Indeed, Silicon Valley cornered the market on bright people so thoroughly that the UK government had to make do with employing people like Clare Foges and David Cameron.

That's all of the most insightful and funny Techdirt comments from 2015! But, before we put the year to bed...

Honorable Mentions: Top Combined Votes

Last year, we pointed out that there's another voting metric of interest: the comments that scored the highest number of combined votes in both categories. Most weeks, these comments are also among the top spots on either the insightful or funny side individually, with one side dominating the score — but every now and then a comment racks up a more-or-less even combo of insightful and funny votes, soaring up the combined leaderboard without making a mark on the individual ones.

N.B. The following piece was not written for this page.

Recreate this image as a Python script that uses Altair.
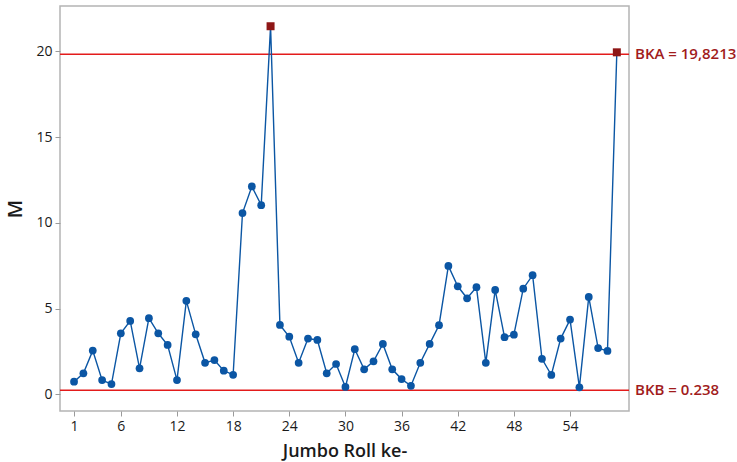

Last year, that was only the case with one comment in the top three for combined votes — this year, surprisingly, it's the case with all three of them! What's more, both the first and third place comment for combined votes came from none other than That One Guy, our winner here for most insightful (with a different comment). Between those two, we've got our only other anonymous winner for the year. Here they are:

First Place: That One Guy in response to UK fearmongering about piracy being a gateway to a life of crime.

Second Place: An anonymous commenter with a proposal regarding one L.A. politician's abhorrent plan to track citizens and wreck lives using license plate data.

Third Place: That One Guy in response to one of the depressingly endless selection of police abuse stories from 2015.

It's worth noting that both of That One Guy's comments on this list employed the same "ironic reversal" formula for using someone's own words to craft a joke while making a point. That's not an indictment — there's a reason some tried-and-true satirical structures are so common, and that one's a classic.

And that, folks, is all for this week and all for 2015! Keep the comments coming.